Brian Bethel met the black-eyed children while paying his cable bill. In 1996 in Abilene, Texas, after finishing a late shift at the local newspaper, he was sitting in his car outside a strip mall, writing a check. Suddenly, the hair on the back of his neck stood up. He noticed a group of teenagers standing close to his car. The teens asked for a ride to their mother’s house to get money for tickets—they wanted to catch a late-night showing at the mall’s movie theater.
But something struck Bethel as odd. The movie they wanted to see had already started—45 minutes ago, in fact—and the teenagers sounded much older than they appeared to be.
Then, in the dim light of the parking lot, he saw: Their eyes were completely black. He threw his car into reverse and sped away. When he glanced back, the children were gone.

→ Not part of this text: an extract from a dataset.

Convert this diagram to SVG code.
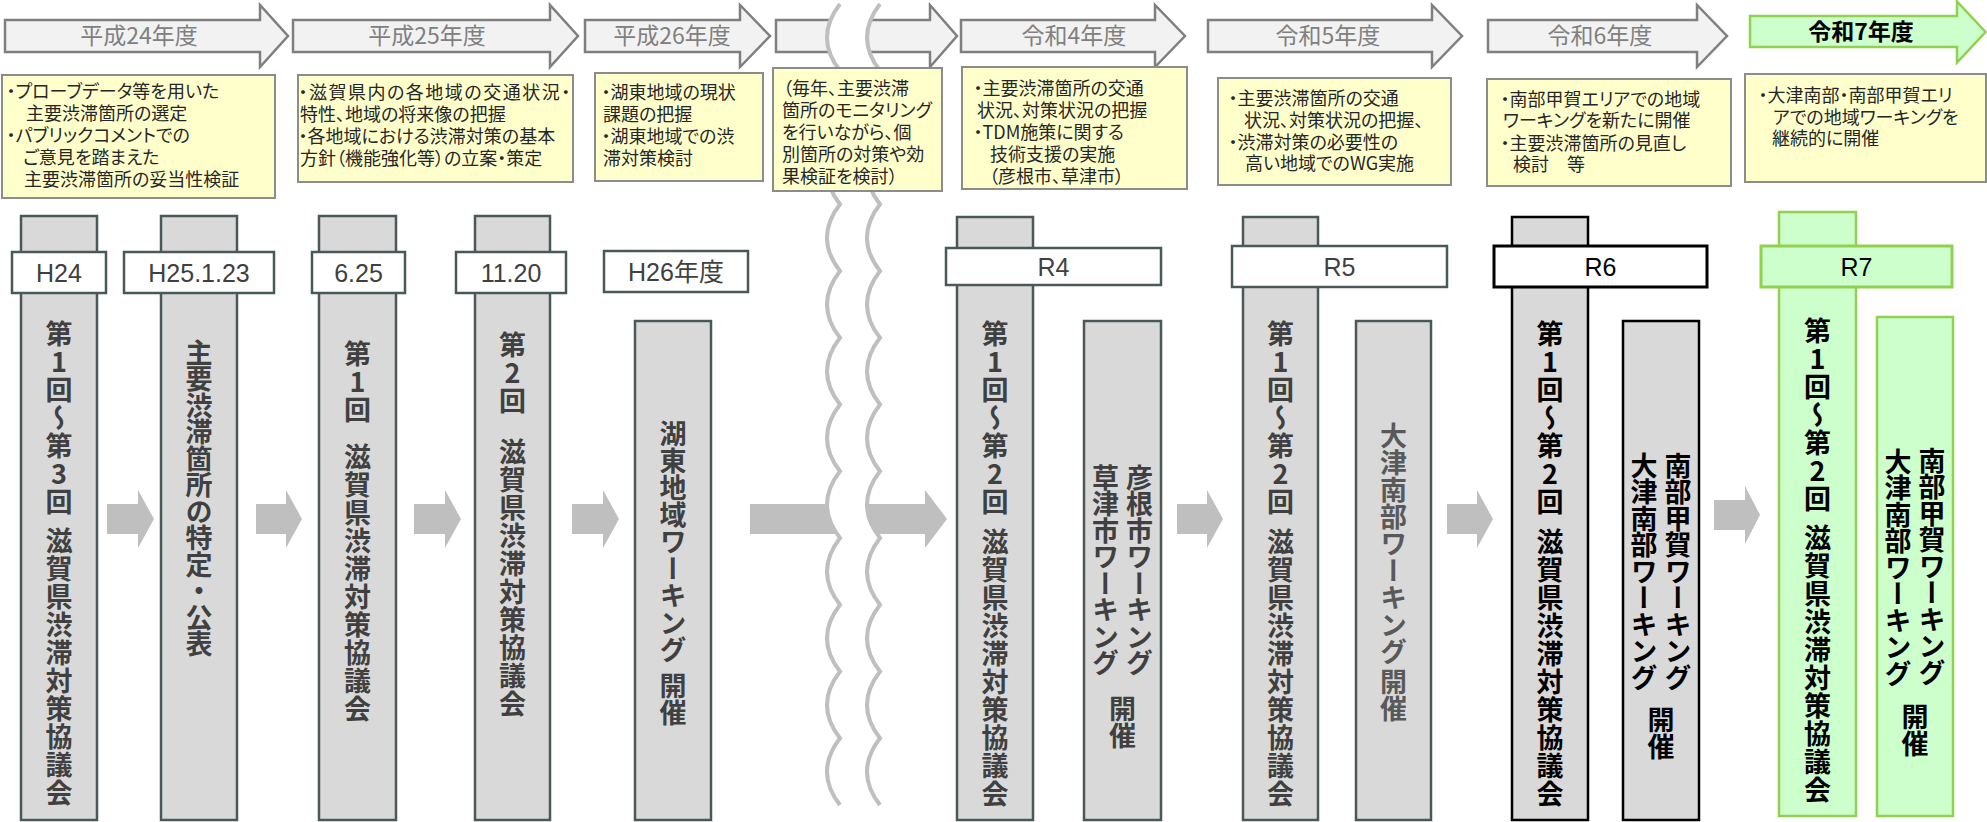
<svg xmlns="http://www.w3.org/2000/svg" width="1987" height="822" viewBox="0 0 1987 822">
<style>
.hdr{fill:#F2F2F2;stroke:#7F7F7F;stroke-width:2.5}
.hdrG{fill:#CCFFCC;stroke:#92D050;stroke-width:2.5}
.ht{font-family:"Noto Sans CJK JP",sans-serif;font-size:23px;fill:#808080;text-anchor:middle}
.htG{font-family:"Noto Sans CJK JP",sans-serif;font-size:23px;font-weight:bold;fill:#000;text-anchor:middle}
.box{fill:#FFFFCC;stroke:#8C8C8C;stroke-width:2}
.bt{font-family:"Noto Sans CJK JP",sans-serif;font-size:18px;fill:#262626;font-feature-settings:"palt"}
.pil{fill:#D9D9D9;stroke:#4A5858;stroke-width:2.5}
.lab{fill:#FFFFFF;stroke:#4A5858;stroke-width:2.5}
.pilK{fill:#D9D9D9;stroke:#000;stroke-width:2.5}
.labK{fill:#FFFFFF;stroke:#000;stroke-width:3}
.pilG{fill:#CCFFCC;stroke:#92D050;stroke-width:2.5}
.labG{fill:#CCFFCC;stroke:#92D050;stroke-width:3}
.lt{font-family:"Liberation Sans","Noto Sans CJK JP",sans-serif;font-size:25px;fill:#404040;text-anchor:middle}
.ltK{font-family:"Liberation Sans",sans-serif;font-size:25px;fill:#000;text-anchor:middle}
.vt{font-family:"Noto Sans CJK JP",sans-serif;font-size:27px;font-weight:bold;fill:#404040;writing-mode:vertical-rl;text-orientation:upright;letter-spacing:1px}
.vtK{fill:#000}
.vtL{fill:#595959}
.n5{letter-spacing:-0.5px}
.n0{letter-spacing:0px}
.conn{fill:#BFBFBF}
.wave{fill:none;stroke:#BFBFBF;stroke-width:4}
</style>

<!-- header arrows -->
<g id="hdr-h24"><polygon class="hdr" points="5,20 260,20 260,5 288,36 260,67 260,52 5,52"/><text class="ht" x="139" y="44">平成24年度</text></g>
<g id="hdr-h25"><polygon class="hdr" points="293,20 550,20 550,5 578,36 550,67 550,52 293,52"/><text class="ht" x="427" y="44">平成25年度</text></g>
<g id="hdr-h26"><polygon class="hdr" points="585,20 740,20 740,5 770,36 740,67 740,52 585,52"/><text class="ht" x="672" y="44">平成26年度</text></g>
<g id="hdr-gap"><polygon class="hdr" points="776,20 930,20 930,5 957,36 930,67 930,52 776,52"/></g>
<g id="hdr-r4"><polygon class="hdr" points="961,20 1155,20 1155,5 1185,36 1155,67 1155,52 961,52"/><text class="ht" x="1074" y="44">令和4年度</text></g>
<g id="hdr-r5"><polygon class="hdr" points="1208,20 1432,20 1432,5 1462,36 1432,67 1432,52 1208,52"/><text class="ht" x="1328" y="44">令和5年度</text></g>
<g id="hdr-r6"><polygon class="hdr" points="1488,20 1697,20 1697,5 1727,36 1697,67 1697,52 1488,52"/><text class="ht" x="1600" y="44">令和6年度</text></g>
<g id="hdr-r7"><polygon class="hdrG" points="1750,16 1957,16 1957,1.5 1985.5,32 1957,62.5 1957,47 1750,47"/><text class="htG" x="1861" y="40">令和7年度</text></g>

<!-- description boxes -->
<g id="box-h24"><rect class="box" x="2" y="75" width="273" height="123"/>
<text class="bt"><tspan x="6.5" y="97.5">・プローブデータ等を用いた</tspan><tspan x="26" y="119.5">主要渋滞箇所の選定</tspan><tspan x="6.5" y="141.5">・パブリックコメントでの</tspan><tspan x="23" y="163.5">ご意見を踏まえた</tspan><tspan x="24" y="185.5">主要渋滞箇所の妥当性検証</tspan></text></g>
<g id="box-h25"><rect class="box" x="298" y="75" width="275" height="107"/>
<text class="bt"><tspan x="298.5" y="98.5" letter-spacing="1.5">・滋賀県内の各地域の交通状況・</tspan><tspan x="300" y="120.5">特性、地域の将来像の把握</tspan><tspan x="298.5" y="142.5">・各地域における渋滞対策の基本</tspan><tspan x="300" y="164.5">方針（機能強化等）の立案・策定</tspan></text></g>
<g id="box-h26"><rect class="box" x="595" y="73" width="168" height="108"/>
<text class="bt"><tspan x="601.5" y="99">・湖東地域の現状</tspan><tspan x="603" y="121">課題の把握</tspan><tspan x="601.5" y="143">・湖東地域での渋</tspan><tspan x="603" y="165">滞対策検討</tspan></text></g>
<g id="box-r4"><rect class="box" x="962" y="67" width="225" height="122"/>
<text class="bt"><tspan x="973.5" y="94.5">・主要渋滞箇所の交通</tspan><tspan x="977" y="116.5">状況、対策状況の把握</tspan><tspan x="973.5" y="138.5">・TDM施策に関する</tspan><tspan x="990" y="160.5">技術支援の実施</tspan><tspan x="989" y="182.5">（彦根市、草津市）</tspan></text></g>
<g id="box-r5"><rect class="box" x="1218" y="78" width="233" height="107"/>
<text class="bt"><tspan x="1228.5" y="104.5">・主要渋滞箇所の交通</tspan><tspan x="1244" y="126.5">状況、対策状況の把握、</tspan><tspan x="1228.5" y="148.5">・渋滞対策の必要性の</tspan><tspan x="1245" y="169.5">高い地域でのWG実施</tspan></text></g>
<g id="box-r6"><rect class="box" x="1487" y="79" width="244" height="107"/>
<text class="bt"><tspan x="1500.5" y="105.5">・南部甲賀エリアでの地域</tspan><tspan x="1503" y="127">ワーキングを新たに開催</tspan><tspan x="1500.5" y="149.5">・主要渋滞箇所の見直し</tspan><tspan x="1513" y="171">検討　等</tspan></text></g>
<g id="box-r7"><rect class="box" x="1745" y="74" width="241" height="108"/>
<text class="bt"><tspan x="1758.5" y="101.5">・大津南部・南部甲賀エリ</tspan><tspan x="1773" y="123.5">アでの地域ワーキングを</tspan><tspan x="1772" y="144.5">継続的に開催</tspan></text></g>

<!-- columns -->
<g id="col-h24">
<rect class="pil" x="21" y="216" width="76" height="604"/>
<rect class="lab" x="12" y="252" width="94" height="41"/>
<text class="lt" x="59" y="281.5">H24</text>
<text class="vt" x="59" y="320">第1回～第3回</text>
<text class="vt" x="59" y="527">滋賀県渋滞対策協議会</text>
</g>
<g id="col-h25">
<rect class="pil" x="161" y="216" width="76" height="604"/>
<rect class="lab" x="124" y="252" width="150" height="41"/>
<text class="lt" x="199" y="281.5">H25.1.23</text>
<text class="vt n5" x="199" y="339">主要渋滞箇所の特定・公表</text>
</g>
<g id="col-625">
<rect class="pil" x="319" y="216" width="77" height="604"/>
<rect class="lab" x="312" y="252" width="93" height="41"/>
<text class="lt" x="358.5" y="281.5">6.25</text>
<text class="vt" x="357.5" y="340">第1回</text>
<text class="vt" x="357.5" y="443">滋賀県渋滞対策協議会</text>
</g>
<g id="col-1120">
<rect class="pil" x="475" y="216" width="75" height="604"/>
<rect class="lab" x="456" y="252" width="110" height="41"/>
<text class="lt" x="511" y="281.5">11.20</text>
<text class="vt" x="512.5" y="331">第2回</text>
<text class="vt" x="512.5" y="438">滋賀県渋滞対策協議会</text>
</g>
<g id="col-h26">
<rect class="lab" x="604" y="251" width="144" height="41"/>
<text class="lt" x="676" y="280.5">H26年度</text>
<rect class="pil" x="635" y="321" width="76" height="499"/>
<text class="vt n0" x="673" y="420">湖東地域ワーキング</text>
<text class="vt n0" x="673" y="672">開催</text>
</g>
<g id="col-r4">
<rect class="pil" x="957" y="217" width="76" height="603"/>
<rect class="lab" x="946" y="248" width="215" height="37"/>
<text class="lt" x="1053.5" y="275.5">R4</text>
<rect class="pil" x="1084" y="321" width="77" height="499"/>
<text class="vt" x="995" y="320">第1回～第2回</text>
<text class="vt" x="995" y="528">滋賀県渋滞対策協議会</text>
<text class="vt n5" x="1139.5" y="464">彦根市ワーキング</text>
<text class="vt n5" x="1105.5" y="464">草津市ワーキング</text>
<text class="vt n0" x="1122.5" y="695">開催</text>
</g>
<g id="col-r5">
<rect class="pil" x="1243" y="217" width="75" height="603"/>
<rect class="lab" x="1232" y="246" width="215" height="41"/>
<text class="lt" x="1339.5" y="275.5">R5</text>
<rect class="pil" x="1356" y="321" width="75" height="499"/>
<text class="vt" x="1280.5" y="320">第1回～第2回</text>
<text class="vt" x="1280.5" y="528">滋賀県渋滞対策協議会</text>
<text class="vt vtL n0" x="1393.5" y="422">大津南部ワーキング</text>
<text class="vt vtL n0" x="1393.5" y="668">開催</text>
</g>
<g id="col-r6">
<rect class="pilK" x="1512" y="217" width="76" height="603"/>
<rect class="labK" x="1494" y="246" width="213" height="41"/>
<text class="ltK" x="1600.5" y="275.5">R6</text>
<rect class="pilK" x="1623" y="321" width="76" height="499"/>
<text class="vt vtK" x="1550" y="320">第1回～第2回</text>
<text class="vt vtK" x="1550" y="528">滋賀県渋滞対策協議会</text>
<text class="vt vtK n5" x="1678" y="452">南部甲賀ワーキング</text>
<text class="vt vtK n5" x="1644" y="452">大津南部ワーキング</text>
<text class="vt vtK n0" x="1661" y="706">開催</text>
</g>
<g id="col-r7">
<rect class="pilG" x="1779" y="212" width="77" height="604"/>
<rect class="labG" x="1761" y="246" width="191" height="41"/>
<text class="ltK" x="1856.5" y="275.5">R7</text>
<rect class="pilG" x="1877" y="317" width="76" height="499"/>
<text class="vt vtK" x="1817.5" y="317">第1回～第2回</text>
<text class="vt vtK" x="1817.5" y="524">滋賀県渋滞対策協議会</text>
<text class="vt vtK n5" x="1932" y="447">南部甲賀ワーキング</text>
<text class="vt vtK n5" x="1898" y="448">大津南部ワーキング</text>
<text class="vt vtK n0" x="1915" y="703">開催</text>
</g>

<!-- connectors -->
<g id="connectors">
<polygon class="conn" points="107,504 138,504 138,490 154,519 138,548 138,534 107,534"/>
<polygon class="conn" points="256,504 286,504 286,490 302,519 286,548 286,534 256,534"/>
<polygon class="conn" points="414,504 445,504 445,490 461,519 445,548 445,534 414,534"/>
<polygon class="conn" points="572,504 603,504 603,490 619,519 603,548 603,534 572,534"/>
<polygon class="conn" points="750,504 925,504 925,490 947,519 925,548 925,534 750,534"/>
<polygon class="conn" points="1177,504 1207,504 1207,490 1223,519 1207,548 1207,534 1177,534"/>
<polygon class="conn" points="1447,504 1477,504 1477,490 1493,519 1477,548 1477,534 1447,534"/>
<polygon class="conn" points="1714,500 1745,500 1745,486 1760,515 1745,544 1745,530 1714,530"/>
</g>

<!-- break mark -->
<g id="break">
<path fill="#FFFFFF" d="M840,4 q-26,33.375 0,66.75 q-26,33.375 0,66.75 q-26,33.375 0,66.75 q-26,33.375 0,66.75 q-26,33.375 0,66.75 q-26,33.375 0,66.75 q-26,33.375 0,66.75 q-26,33.375 0,66.75 q-26,33.375 0,66.75 q-26,33.375 0,66.75 q-26,33.375 0,66.75 q-26,33.375 0,66.75 L880,805 q-26,-33.375 0,-66.75 q-26,-33.375 0,-66.75 q-26,-33.375 0,-66.75 q-26,-33.375 0,-66.75 q-26,-33.375 0,-66.75 q-26,-33.375 0,-66.75 q-26,-33.375 0,-66.75 q-26,-33.375 0,-66.75 q-26,-33.375 0,-66.75 q-26,-33.375 0,-66.75 q-26,-33.375 0,-66.75 q-26,-33.375 0,-66.75 Z"/>
<path class="wave" d="M840,4 q-26,33.375 0,66.75 q-26,33.375 0,66.75 q-26,33.375 0,66.75 q-26,33.375 0,66.75 q-26,33.375 0,66.75 q-26,33.375 0,66.75 q-26,33.375 0,66.75 q-26,33.375 0,66.75 q-26,33.375 0,66.75 q-26,33.375 0,66.75 q-26,33.375 0,66.75 q-26,33.375 0,66.75"/>
<path class="wave" d="M880,4 q-26,33.375 0,66.75 q-26,33.375 0,66.75 q-26,33.375 0,66.75 q-26,33.375 0,66.75 q-26,33.375 0,66.75 q-26,33.375 0,66.75 q-26,33.375 0,66.75 q-26,33.375 0,66.75 q-26,33.375 0,66.75 q-26,33.375 0,66.75 q-26,33.375 0,66.75 q-26,33.375 0,66.75"/>
</g>

<g id="box-gap"><rect class="box" x="773" y="68" width="169" height="123"/>
<text class="bt"><tspan x="783" y="94.5">（毎年、主要渋滞</tspan><tspan x="782" y="116.5">箇所のモニタリング</tspan><tspan x="782" y="138.5">を行いながら、個</tspan><tspan x="782" y="161">別箇所の対策や効</tspan><tspan x="782" y="183">果検証を検討）</tspan></text></g>
</svg>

Bethel later wrote about this unsettling encounter for the Abilene News-Reporter and, in the decades since, stories about the black-eyed children have cropped up in several countries. Some details change from one account to the next, but scholars and urban legend enthusiasts alike agree that the figures are an example of death personified as a child. These malevolent, otherworldly creatures exploit a widely held belief that children are inherently good. Defenses lowered, their victims allow them inside, inviting death and destruction upon themselves.
At least, that’s the idea.
Author Jason Offutt, who teaches journalism at Northwest Missouri State University, has been researching black-eyed children for more than 10 years. He has interviewed people around the world who claim they’ve encountered the children. “Their eyes are like a rat’s eyes, just black,” Offutt says of the figures’ most notable feature. “There’s no pupil, there’s no white, there’s no iris, it’s just totally black.”
In the stories, the children usually appear to be school-aged, anything from a kindergartener to a high schooler, and wear outdated clothing. In one account, the children wore new clothing with the logo of a sports team that had folded 10 years earlier.
The children are described as speaking in a monotone voice more mature than expected for their apparent age. They often repeat the same phrase. And they are insistent on being let inside, whether it’s into someone’s house or car.
The children plead at first, asking to make a phone call, use the bathroom, or catch a ride, but eventually become more aggressive, says Brigid Burke, an adjunct professor of religion at Montclair State University who has written about the urban legend.
A key element of the encounters, one that echoes older tales of devils and vampires, is that the children must be invited in to have any power over an individual. If denied, they eventually disappear or wander off—but not before terrifying their would-be victims.
“It’s scary because we don’t know what they want,” says Offutt. “We don’t know what they’re going to do when we let them in.”
“There are stories of people who have let them in and then disastrous things happen,” Burke says. According to the tales, catastrophes such as fatal accidents and cancer diagnoses follow in the children’s wake.
“They’re liminal in the sense they’re children but not quite,” Burke says. “There’s an uncanniness there because they sort of look like something that we expect but they’re not.” She adds: “In myth, [children are] supposed to represent a new beginning, a new possibility, a new birth—that’s not what these are.”
Burke says that one of her friends experienced a black-eyed child pounding on her door at 3 a.m., long before she had ever heard of the figures or read Burke’s scholarly research on the phenomenon.
The black-eyed children are not the only malevolent creatures masquerading as the vulnerable. Irish folklore warns of changelings—fairy babies swapped with humans. In some Native American traditions, particularly around California’s Lake Tahoe and Nevada’s Pyramid Lake, water babies are evil spirits (or sometimes merely overzealous guardians) whose cries lure people to their deaths. Like the black-eyed children, these much older folklore figures take advantage of “our desire to help people smaller and more helpless than we are,” Offutt says.
This tactic makes the children especially disturbing. “It seems a lot more calculated,” says Offutt, who claims to be a true believer. “I think this is what they choose to look like.”
Bethel’s tale of the parking lot encounter nearly 30 years ago was the first known mention of the black-eyed children, but the creepy concept has spread like ghostly wildfire online, even as hard evidence remains elusive.
Still, when there’s a knock at the door or a pleading figure suddenly at your car window, it’s best to get a good look at their eyes before letting them in.